= Brief =
Reproduce all the lines exactly as they stand, apart from the pictures.

= Source excerpt =
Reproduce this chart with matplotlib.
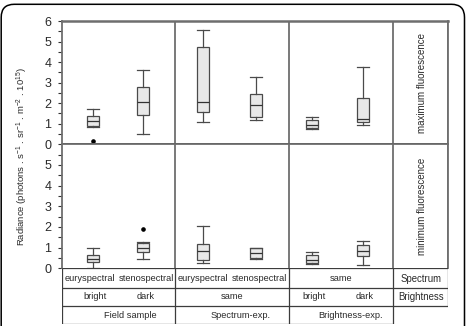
import matplotlib
matplotlib.use("Agg")
import matplotlib.pyplot as plt
from matplotlib.patches import FancyBboxPatch
import numpy as np

plt.rcParams["font.family"] = ["Liberation Sans", "DejaVu Sans"]
plt.rcParams["mathtext.fontset"] = "custom"
plt.rcParams["mathtext.rm"] = "Liberation Sans"
plt.rcParams["mathtext.it"] = "Liberation Sans:italic"

# box statistics: (whislo, q1, med, q3, whishi)
max_stats = [
    (0.85, 0.89, 1.13, 1.40, 1.70),   # field, bright
    (0.50, 1.41, 2.04, 2.80, 3.62),   # field, dark
    (1.10, 1.57, 2.04, 4.73, 5.55),   # spectrum-exp, eury
    (1.20, 1.34, 1.90, 2.43, 3.27),   # spectrum-exp, steno
    (0.74, 0.78, 0.92, 1.18, 1.33),   # brightness-exp, bright
    (0.92, 1.07, 1.23, 2.27, 3.78),   # brightness-exp, dark
]
max_fliers = [[0.16], [], [], [], [], []]

min_stats = [
    (0.03, 0.29, 0.47, 0.66, 0.96),
    (0.44, 0.78, 1.00, 1.22, 1.25),
    (0.27, 0.40, 0.84, 1.17, 2.05),
    (0.44, 0.49, 0.75, 0.96, 0.99),
    (0.22, 0.27, 0.42, 0.66, 0.78),
    (0.15, 0.60, 0.83, 1.12, 1.33),
]
min_fliers = [[], [1.92], [], [], [], []]

spectrum = ["euryspectral", "stenospectral", "euryspectral", "stenospectral", "same"]
brightness = ["bright", "dark", "same", "bright", "dark"]
groups = ["Field sample", "Spectrum-exp.", "Brightness-exp."]
row_titles = ["Spectrum", "Brightness"]
panel_titles = ["maximum fluorescence", "minimum fluorescence"]

# layout in pixels (x measured from the left axis line)
W, H = 469, 326
edges = [0, 112.7, 227, 331]
x_end = 386
pos = [30.4, 80.4, 141, 193.4, 250, 301]
spec_x = [28, 84, 141, 197, 279]
bright_x = [33, 83.5, 170, 252, 302.5]
group_x = [68.5, 178.5, 288]

GRID = "#6e6e6e"
TAB = "#3c3c3c"
TXT = "#2a2a2a"


def rect(l, t, r, b):
    return [l / W, 1 - b / H, (r - l) / W, (b - t) / H]


def make_stats(vals, fl):
    out = []
    for (lo, q1, med, q3, hi), f in zip(vals, fl):
        out.append(dict(whislo=lo, q1=q1, med=med, q3=q3, whishi=hi, fliers=f))
    return out


fig = plt.figure(figsize=(W / 100, H / 100), dpi=100)

ax1 = fig.add_axes(rect(62.3, 21, 448.3, 144.3))
ax2 = fig.add_axes(rect(62.3, 144.3, 448.3, 268.3))
ax3 = fig.add_axes(rect(62.3, 268.3, 448.3, 324.3))

for ax, vals, fl, title in [(ax1, max_stats, max_fliers, panel_titles[0]),
                            (ax2, min_stats, min_fliers, panel_titles[1])]:
    ax.bxp(make_stats(vals, fl), positions=pos, widths=12, capwidths=12,
           patch_artist=True, manage_ticks=False,
           boxprops=dict(facecolor="#e8e8e8", edgecolor="#4a4a4a", lw=0.9),
           whiskerprops=dict(color="#4a4a4a", lw=0.9),
           capprops=dict(color="#4a4a4a", lw=0.9),
           medianprops=dict(color="#333333", lw=0.9),
           flierprops=dict(marker="o", markersize=2.3, markerfacecolor="k",
                           markeredgecolor="k"))
    ax.set_xlim(0, x_end)
    ax.set_ylim(0, 6)
    ax.set_xticks([])
    ax.set_yticks(np.arange(0, 7, 1), minor=False)
    ax.set_yticks(np.arange(0.5, 6, 1), minor=True)
    ax.tick_params(axis="y", which="both", direction="out", length=3,
                   width=0.8, color="#333333", labelsize=9, pad=5,
                   labelcolor=TXT)
    for x in edges[1:] + [x_end]:
        ax.axvline(x, color=GRID, lw=1.3)
    for s in ["top", "right", "left"]:
        ax.spines[s].set_color(GRID)
        ax.spines[s].set_linewidth(1.3)
    ax.spines["bottom"].set_visible(False)
    ax.text((edges[3] + x_end) / 2 + 1, 3, title, rotation=90, ha="center",
            va="center", fontsize=7, color=TXT)

ax2.set_yticks(np.arange(0, 6, 1))
ax1.spines["top"].set_linewidth(1.8)
ax1.axhline(0, color="black", lw=1.2, zorder=5)

fig.text(22 / W, 1 - 157 / H,
         r"Radiance (photons . s$^{-1}$ . sr$^{-1}$ . m$^{-2}$ . 10$^{15}$)",
         rotation=90, ha="center", va="center", fontsize=6.8, color=TXT)

# category table below the panels
ax3.set_xlim(0, x_end)
ax3.set_ylim(56, 0)
ax3.axis("off")
rows = [0, 20, 37.4, 56]
ax3.hlines([rows[0], rows[1], rows[2]], 0, x_end, color=TAB, lw=0.9)
ax3.hlines(rows[3], 0, edges[3], color=TAB, lw=0.9)
ax3.vlines(edges, 0, 56, color=TAB, lw=0.9)
ax3.vlines(x_end, 0, rows[2], color=TAB, lw=0.9)

for t, x in zip(spectrum, spec_x):
    ax3.text(x, 10.4, t, ha="center", va="center", fontsize=6.7, color=TXT)
for t, x in zip(brightness, bright_x):
    ax3.text(x, 28.4, t, ha="center", va="center", fontsize=6.7, color=TXT)
for t, x in zip(groups, group_x):
    ax3.text(x, 46.7, t, ha="center", va="center", fontsize=6.7, color=TXT)
for t, y in zip(row_titles, [10.4, 28.4]):
    ax3.text((edges[3] + x_end) / 2, y, t, ha="center", va="center",
             fontsize=6.9, color=TXT)

# rounded frame around the whole figure, cut at the bottom
frame = FancyBboxPatch((1.2 / 100, -0.3), (464.5 - 1.2) / 100, (H - 4.3) / 100 + 0.3,
                       boxstyle="round,pad=0,rounding_size=0.13",
                       transform=fig.dpi_scale_trans, fill=False,
                       edgecolor="black", lw=1.1, clip_on=False)
fig.add_artist(frame)

fig.savefig("out.png", dpi=100)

= Finished exercise =
Reproduce this chart with matplotlib.
import matplotlib
matplotlib.use("Agg")
import matplotlib.pyplot as plt
from matplotlib.patches import FancyBboxPatch
import numpy as np

plt.rcParams["font.family"] = ["Liberation Sans", "DejaVu Sans"]
plt.rcParams["mathtext.fontset"] = "custom"
plt.rcParams["mathtext.rm"] = "Liberation Sans"
plt.rcParams["mathtext.it"] = "Liberation Sans:italic"

# box statistics: (whislo, q1, med, q3, whishi)
max_stats = [
    (0.85, 0.89, 1.13, 1.40, 1.70),   # field, bright
    (0.50, 1.41, 2.04, 2.80, 3.62),   # field, dark
    (1.10, 1.57, 2.04, 4.73, 5.55),   # spectrum-exp, eury
    (1.20, 1.34, 1.90, 2.43, 3.27),   # spectrum-exp, steno
    (0.74, 0.78, 0.92, 1.18, 1.33),   # brightness-exp, bright
    (0.92, 1.07, 1.23, 2.27, 3.78),   # brightness-exp, dark
]
max_fliers = [[0.16], [], [], [], [], []]

min_stats = [
    (0.03, 0.29, 0.47, 0.66, 0.96),
    (0.44, 0.78, 1.00, 1.22, 1.25),
    (0.27, 0.40, 0.84, 1.17, 2.05),
    (0.44, 0.49, 0.75, 0.96, 0.99),
    (0.22, 0.27, 0.42, 0.66, 0.78),
    (0.15, 0.60, 0.83, 1.12, 1.33),
]
min_fliers = [[], [1.92], [], [], [], []]

spectrum = ["euryspectral", "stenospectral", "euryspectral", "stenospectral", "same"]
brightness = ["bright", "dark", "same", "bright", "dark"]
groups = ["Field sample", "Spectrum-exp.", "Brightness-exp."]
row_titles = ["Spectrum", "Brightness"]
panel_titles = ["maximum fluorescence", "minimum fluorescence"]

# layout in pixels (x measured from the left axis line)
W, H = 469, 326
edges = [0, 112.7, 227, 331]
x_end = 386
pos = [30.4, 80.4, 141, 193.4, 250, 301]
spec_x = [28, 84, 141, 197, 279]
bright_x = [33, 83.5, 170, 252, 302.5]
group_x = [68.5, 178.5, 288]

GRID = "#6e6e6e"
TAB = "#3c3c3c"
TXT = "#2a2a2a"


def rect(l, t, r, b):
    return [l / W, 1 - b / H, (r - l) / W, (b - t) / H]


def make_stats(vals, fl):
    out = []
    for (lo, q1, med, q3, hi), f in zip(vals, fl):
        out.append(dict(whislo=lo, q1=q1, med=med, q3=q3, whishi=hi, fliers=f))
    return out


fig = plt.figure(figsize=(W / 100, H / 100), dpi=100)

ax1 = fig.add_axes(rect(62.3, 21, 448.3, 144.3))
ax2 = fig.add_axes(rect(62.3, 144.3, 448.3, 268.3))
ax3 = fig.add_axes(rect(62.3, 268.3, 448.3, 324.3))

for ax, vals, fl, title in [(ax1, max_stats, max_fliers, panel_titles[0]),
                            (ax2, min_stats, min_fliers, panel_titles[1])]:
    ax.bxp(make_stats(vals, fl), positions=pos, widths=12, capwidths=12,
           patch_artist=True, manage_ticks=False,
           boxprops=dict(facecolor="#e8e8e8", edgecolor="#4a4a4a", lw=0.9),
           whiskerprops=dict(color="#4a4a4a", lw=0.9),
           capprops=dict(color="#4a4a4a", lw=0.9),
           medianprops=dict(color="#333333", lw=0.9),
           flierprops=dict(marker="o", markersize=2.3, markerfacecolor="k",
                           markeredgecolor="k"))
    ax.set_xlim(0, x_end)
    ax.set_ylim(0, 6)
    ax.set_xticks([])
    ax.set_yticks(np.arange(0, 7, 1), minor=False)
    ax.set_yticks(np.arange(0.5, 6, 1), minor=True)
    ax.tick_params(axis="y", which="both", direction="out", length=3,
                   width=0.8, color="#333333", labelsize=9, pad=5,
                   labelcolor=TXT)
    for x in edges[1:] + [x_end]:
        ax.axvline(x, color=GRID, lw=1.3)
    for s in ["top", "right", "left"]:
        ax.spines[s].set_color(GRID)
        ax.spines[s].set_linewidth(1.3)
    ax.spines["bottom"].set_visible(False)
    ax.text((edges[3] + x_end) / 2 + 1, 3, title, rotation=90, ha="center",
            va="center", fontsize=7, color=TXT)

ax2.set_yticks(np.arange(0, 6, 1))
ax1.spines["top"].set_linewidth(1.8)
ax1.axhline(0, color="black", lw=1.2, zorder=5)

fig.text(22 / W, 1 - 157 / H,
         r"Radiance (photons . s$^{-1}$ . sr$^{-1}$ . m$^{-2}$ . 10$^{15}$)",
         rotation=90, ha="center", va="center", fontsize=6.8, color=TXT)

# category table below the panels
ax3.set_xlim(0, x_end)
ax3.set_ylim(56, 0)
ax3.axis("off")
rows = [0, 20, 37.4, 56]
ax3.hlines([rows[0], rows[1], rows[2]], 0, x_end, color=TAB, lw=0.9)
ax3.hlines(rows[3], 0, edges[3], color=TAB, lw=0.9)
ax3.vlines(edges, 0, 56, color=TAB, lw=0.9)
ax3.vlines(x_end, 0, rows[2], color=TAB, lw=0.9)

for t, x in zip(spectrum, spec_x):
    ax3.text(x, 10.4, t, ha="center", va="center", fontsize=6.7, color=TXT)
for t, x in zip(brightness, bright_x):
    ax3.text(x, 28.4, t, ha="center", va="center", fontsize=6.7, color=TXT)
for t, x in zip(groups, group_x):
    ax3.text(x, 46.7, t, ha="center", va="center", fontsize=6.7, color=TXT)
for t, y in zip(row_titles, [10.4, 28.4]):
    ax3.text((edges[3] + x_end) / 2, y, t, ha="center", va="center",
             fontsize=6.9, color=TXT)

# rounded frame around the whole figure, cut at the bottom
frame = FancyBboxPatch((1.2 / 100, -0.3), (464.5 - 1.2) / 100, (H - 4.3) / 100 + 0.3,
                       boxstyle="round,pad=0,rounding_size=0.13",
                       transform=fig.dpi_scale_trans, fill=False,
                       edgecolor="black", lw=1.1, clip_on=False)
fig.add_artist(frame)

fig.savefig("out.png", dpi=100)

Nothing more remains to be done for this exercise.